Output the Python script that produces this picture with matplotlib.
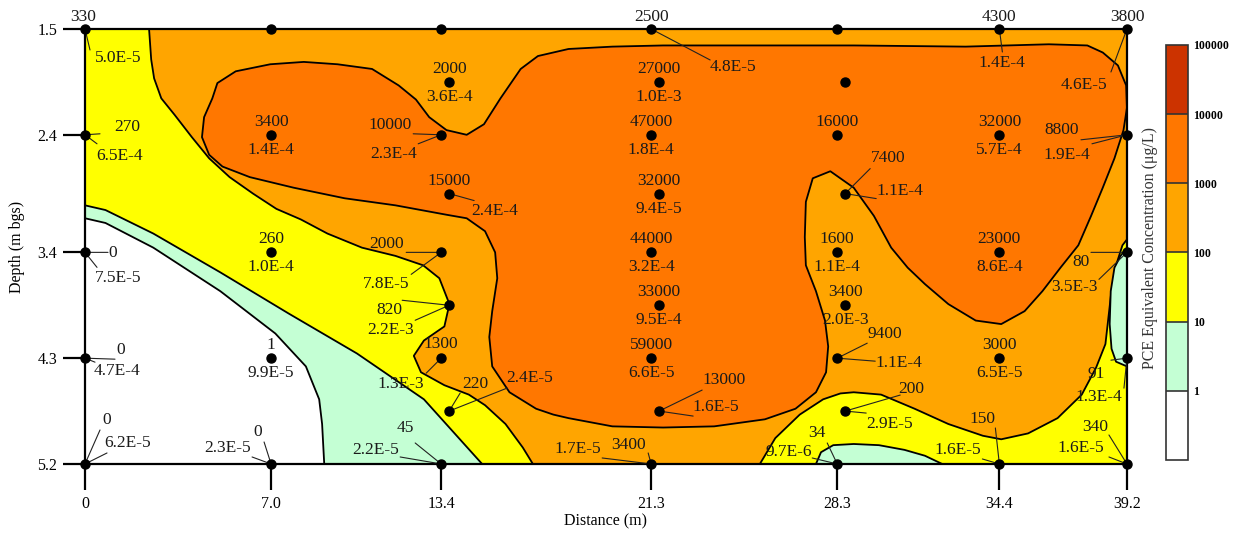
import matplotlib
matplotlib.use('Agg')
import matplotlib.pyplot as plt
import matplotlib.colors as mcolors
import matplotlib.colorbar as mcolorbar

plt.rcParams['font.family'] = ['Liberation Serif', 'DejaVu Serif']

# ---- sample locations (distance m, depth m bgs) and their two labels ----
dist = [0, 0, 0, 0, 0,
        7.0, 7.0, 7.0, 7.0, 7.0,
        13.4, 13.7, 13.4, 13.7, 13.4, 13.7, 13.4, 13.7, 13.4,
        21.3, 21.6, 21.3, 21.6, 21.3, 21.6, 21.3, 21.6, 21.3,
        28.3, 28.6, 28.3, 28.6, 28.3, 28.6, 28.3, 28.6, 28.3,
        34.4, 34.4, 34.4, 34.4, 34.4,
        39.2, 39.2, 39.2, 39.2, 39.2]
depth = [1.5, 2.4, 3.4, 4.3, 5.2,
         1.5, 2.4, 3.4, 4.3, 5.2,
         1.5, 1.95, 2.4, 2.9, 3.4, 3.85, 4.3, 4.75, 5.2,
         1.5, 1.95, 2.4, 2.9, 3.4, 3.85, 4.3, 4.75, 5.2,
         1.5, 1.95, 2.4, 2.9, 3.4, 3.85, 4.3, 4.75, 5.2,
         1.5, 2.4, 3.4, 4.3, 5.2,
         1.5, 2.4, 3.4, 4.3, 5.2]
conc = ['330', '270', '0', '0', '0',
        '', '3400', '260', '1', '0',
        '', '2000', '10000', '15000', '2000', '820', '1300', '220', '45',
        '2500', '27000', '47000', '32000', '44000', '33000', '59000', '13000', '3400',
        '', '', '16000', '7400', '1600', '3400', '9400', '200', '34',
        '4300', '32000', '23000', '3000', '150',
        '3800', '8800', '80', '91', '340']
second = ['5.0E-5', '6.5E-4', '7.5E-5', '4.7E-4', '6.2E-5',
          '', '1.4E-4', '1.0E-4', '9.9E-5', '2.3E-5',
          '', '3.6E-4', '2.3E-4', '2.4E-4', '7.8E-5', '2.2E-3', '1.3E-3', '2.4E-5', '2.2E-5',
          '4.8E-5', '1.0E-3', '1.8E-4', '9.4E-5', '3.2E-4', '9.5E-4', '6.6E-5', '1.6E-5', '1.7E-5',
          '', '', '', '1.1E-4', '1.1E-4', '2.0E-3', '1.1E-4', '2.9E-5', '9.7E-6',
          '1.4E-4', '5.7E-4', '8.6E-4', '6.5E-5', '1.6E-5',
          '4.6E-5', '1.9E-4', '3.5E-3', '1.3E-4', '1.6E-5']

# ---- concentration classes ----
levels = [0.1, 1, 10, 100, 1000, 10000, 100000]
level_colors = ['#FFFFFF', '#C4FFD4', '#FFFF00', '#FFA500', '#FF7700', '#CC3300']

# ---- contour outlines (distance, depth) ----
yel_a_x = [0, 2.41, 2.49, 2.60, 2.87, 3.37, 4.02, 4.67, 5.44, 6.32, 7.20, 8.12, 9.12, 10.42,
           11.68, 12.72, 13.33, 13.71, 13.52, 12.75, 12.37, 12.64, 13.52, 14.44, 15.05, 15.82,
           16.47, 16.85, 0]
yel_a_d = [1.5, 1.5, 1.76, 1.92, 2.09, 2.23, 2.42, 2.60, 2.76, 2.90, 3.03, 3.12, 3.24, 3.36,
           3.43, 3.51, 3.62, 3.84, 4.03, 4.15, 4.28, 4.42, 4.53, 4.61, 4.70, 4.86,
           5.06, 5.2, 5.2]

grn_a_x = [0, 0.77, 2.57, 5.09, 7.66, 10.23, 12.75, 14.94, 0]
grn_a_d = [3.0, 3.04, 3.24, 3.57, 3.92, 4.26, 4.65, 5.2, 5.2]

wht_a_x = [0, 0.77, 2.57, 5.09, 7.16, 8.31, 8.81, 8.92, 9.0, 0]
wht_a_d = [3.11, 3.15, 3.36, 3.73, 4.09, 4.37, 4.65, 4.86, 5.2, 5.2]

hot_x = [5.67, 6.97, 8.23, 9.50, 10.80, 11.80, 12.45, 12.95, 13.60, 14.36, 15.01, 15.63, 16.39,
         17.04, 18.19, 19.84, 21.75, 25.47, 28.92, 33.13, 36.26, 37.71, 38.29, 38.86, 39.17,
         39.2, 39.07, 38.73, 38.29, 37.85, 37.37, 36.70, 36.02, 35.35, 34.47, 33.51, 32.48,
         31.60, 30.95, 30.33, 29.68, 28.92, 28.04, 27.38, 27.12, 27.08, 27.12, 27.50, 27.84,
         27.96, 27.88, 27.50, 26.73, 25.58, 23.67, 21.75, 19.84, 18.19, 17.62, 16.97, 15.97,
         15.32, 15.21, 15.32, 15.51, 15.43, 15.05, 14.36, 13.60, 11.68, 9.77, 7.85, 6.20,
         5.17, 4.67, 4.40, 4.48, 4.79, 4.98]
hot_d = [1.86, 1.80, 1.78, 1.80, 1.84, 1.98, 2.10, 2.25, 2.36, 2.40, 2.31, 2.09, 1.84,
         1.73, 1.67, 1.65, 1.64, 1.64, 1.64, 1.65, 1.63, 1.64, 1.70, 1.81, 1.98,
         2.17, 2.36, 2.60, 2.85, 3.09, 3.34, 3.53, 3.73, 3.90, 4.01, 3.98, 3.84,
         3.67, 3.53, 3.36, 3.09, 2.85, 2.71, 2.77, 2.97, 3.27, 3.51, 3.73, 3.98,
         4.20, 4.42, 4.59, 4.73, 4.82, 4.88, 4.89, 4.88, 4.81, 4.78, 4.73, 4.59,
         4.37, 4.12, 3.90, 3.62, 3.40, 3.22, 3.11, 3.08, 3.00, 2.94, 2.85, 2.76,
         2.67, 2.57, 2.42, 2.25, 2.09, 1.96]

yel_b_x = [25.39, 25.97, 26.89, 27.77, 28.42, 28.92, 29.95, 31.21, 32.48, 33.78, 34.47, 35.48,
           36.59, 37.50, 38.04, 38.39, 38.52, 38.62, 38.79, 39.03, 39.2, 39.2]
yel_b_d = [5.2, 4.98, 4.78, 4.65, 4.60, 4.59, 4.61, 4.73, 4.86, 4.96, 4.99, 4.94,
           4.81, 4.61, 4.38, 4.18, 3.92, 3.72, 3.51, 3.34, 3.29, 5.2]

grn_b_x = [39.2, 38.96, 38.73, 38.59, 38.55, 38.62, 38.79, 39.2]
grn_b_d = [3.36, 3.43, 3.53, 3.73, 4.01, 4.22, 4.33, 4.37]

grn_c_x = [27.50, 27.69, 28.15, 28.92, 29.87, 30.83, 31.60, 32.25]
grn_c_d = [5.2, 5.10, 5.04, 5.03, 5.04, 5.08, 5.13, 5.2]

xticks = [0, 7.0, 13.4, 21.3, 28.3, 34.4, 39.2]
xtick_labels = ['0', '7.0', '13.4', '21.3', '28.3', '34.4', '39.2']
yticks = [1.5, 2.4, 3.4, 4.3, 5.2]

# label placement in pixels: idx -> (top offset, top leader end, bottom offset, bottom leader end)
place = {
    0: ((-2, 12), None, (33, -29), (5, -21)),
    1: ((42, 8), (15, 1), (35, -21), (12, -9)),
    2: ((28, -1), (23, 0), (33, -26), (12, -15)),
    3: ((36, 8), (30, -1), (32, -13), (10, -4)),
    4: ((22, 44), (15, 34), (43, 21), (22, 11)),
    9: ((-13, 32), (-7, 22), (-44, 16), (-19, 7)),
    12: ((-51, 10), (-28, 1), (-48, -19), (-23, -9)),
    13: ((0, 13), None, (46, -17), (25, -7)),
    14: ((-55, 8), (-35, 0), (-55, -32), (-30, -22)),
    15: ((-60, -5), (-47, 5), (-59, -25), (-34, -15)),
    16: ((0, 14), None, (-40, -26), (-15, -15)),
    17: ((26, 27), (11, 18), (80, 33), (58, 23)),
    18: ((-36, 36), (-26, 21), (-66, 14), (-41, 7)),
    19: ((0, 12), None, (82, -38), (59, -31)),
    26: ((65, 31), (43, 21), (57, 4), (34, -5)),
    27: ((-23, 19), (-3, 11), (-73, 15), (-49, 6)),
    31: ((43, 36), (25, 25), (55, 3), (31, -5)),
    34: ((48, 24), (30, 15), (62, -5), (38, -3)),
    35: ((66, 22), (55, 16), (44, -13), (21, -2)),
    36: ((-20, 31), (-10, 21), (-48, 12), (-25, 6)),
    37: ((0, 12), None, (3, -34), (3, -23)),
    41: ((-17, 45), (-4, 36), (-42, 14), (-17, 5)),
    42: ((0, 12), None, (-43, -56), (-16, -43)),
    43: ((-65, 5), (-46, -5), (-60, -20), (-35, -9)),
    44: ((-46, -10), (-36, 0), (-53, -35), (-28, -27)),
    45: ((-31, -16), (-16, -2), (-28, -39), (-3, -30)),
    46: ((-32, 37), (-18, 29), (-46, 16), (-18, 7)),
}

fig = plt.figure(figsize=(12.41, 5.33), dpi=100)
ax = fig.add_axes([0.0685, 0.1295, 0.8396, 0.8161])
ax.set_facecolor(level_colors[3])

regions = [(yel_a_x, yel_a_d, level_colors[2]),
           (grn_a_x, grn_a_d, level_colors[1]),
           (wht_a_x, wht_a_d, level_colors[0]),
           (hot_x, hot_d, level_colors[4]),
           (yel_b_x, yel_b_d, level_colors[2]),
           (grn_b_x, grn_b_d, level_colors[1]),
           (grn_c_x, grn_c_d, level_colors[1])]
for xs, ds, c in regions:
    ax.fill(xs, ds, facecolor=c, edgecolor='black', linewidth=1.3, joinstyle='round', zorder=1)

ax.plot(dist, depth, 'o', color='black', ms=6.5, clip_on=False, zorder=6)

txt_kw = dict(textcoords='offset pixels', ha='center', va='center', fontsize=12.5,
              color='#1a1a1a', annotation_clip=False, zorder=7)
line_kw = dict(arrowstyle='-', color='#222222', lw=0.8, shrinkA=0, shrinkB=0)
for i in range(len(dist)):
    top_off, top_lead, bot_off, bot_lead = place.get(i, ((0, 13), None, (0, -15), None))
    for label, off, lead in ((conc[i], top_off, top_lead), (second[i], bot_off, bot_lead)):
        if not label:
            continue
        if lead is not None:
            ax.annotate('', xy=(dist[i], depth[i]), xytext=lead, textcoords='offset pixels',
                        arrowprops=line_kw, annotation_clip=False, zorder=5)
        ax.annotate(label, xy=(dist[i], depth[i]), xytext=off, **txt_kw)

ax.set_xlim(0, 39.2)
ax.set_ylim(5.2, 1.5)
ax.set_xticks(xticks)
ax.set_xticklabels(xtick_labels)
ax.set_yticks(yticks)
ax.tick_params(axis='x', direction='out', length=19, width=1.6, labelsize=11.5, pad=4)
ax.tick_params(axis='y', direction='out', length=16, width=1.6, labelsize=11.5, pad=4)
for s in ax.spines.values():
    s.set_linewidth(1.6)
    s.set_zorder(4)
ax.set_xlabel('Distance (m)', fontsize=11.5, labelpad=1)
ax.set_ylabel('Depth (m bgs)', fontsize=11.5, labelpad=9)

# colour legend
cax = fig.add_axes([0.9396, 0.137, 0.0177, 0.7786])
cmap = mcolors.ListedColormap(level_colors)
norm = mcolors.BoundaryNorm(levels, cmap.N)
cb = mcolorbar.ColorbarBase(cax, cmap=cmap, norm=norm, boundaries=levels, ticks=levels[1:],
                            spacing='uniform', drawedges=True)
cb.minorticks_off()
cb.set_ticklabels(['1', '10', '100', '1000', '10000', '100000'])
cb.ax.tick_params(length=0, labelsize=8.5, pad=4)
for t in cb.ax.get_yticklabels():
    t.set_fontweight('bold')
cb.outline.set_linewidth(1.2)
cb.outline.set_edgecolor('#333333')
cb.dividers.set_color('#333333')
cb.dividers.set_linewidth(1.2)
fig.text(0.927, 0.535, 'PCE Equivalent Concentration (\u03bcg/L)', rotation=90,
         ha='center', va='center', fontsize=11.5, color='#333333')

fig.savefig('out.png', dpi=100)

━━━━━━━━━━━━━━━━

WORK INSTRUCTIONS: Locate each line with the word "matplotlib" and copy it.

RESPONSE:
Output the Python script that produces this picture with matplotlib.
import matplotlib
matplotlib.use('Agg')
import matplotlib.pyplot as plt
import matplotlib.colors as mcolors
import matplotlib.colorbar as mcolorbar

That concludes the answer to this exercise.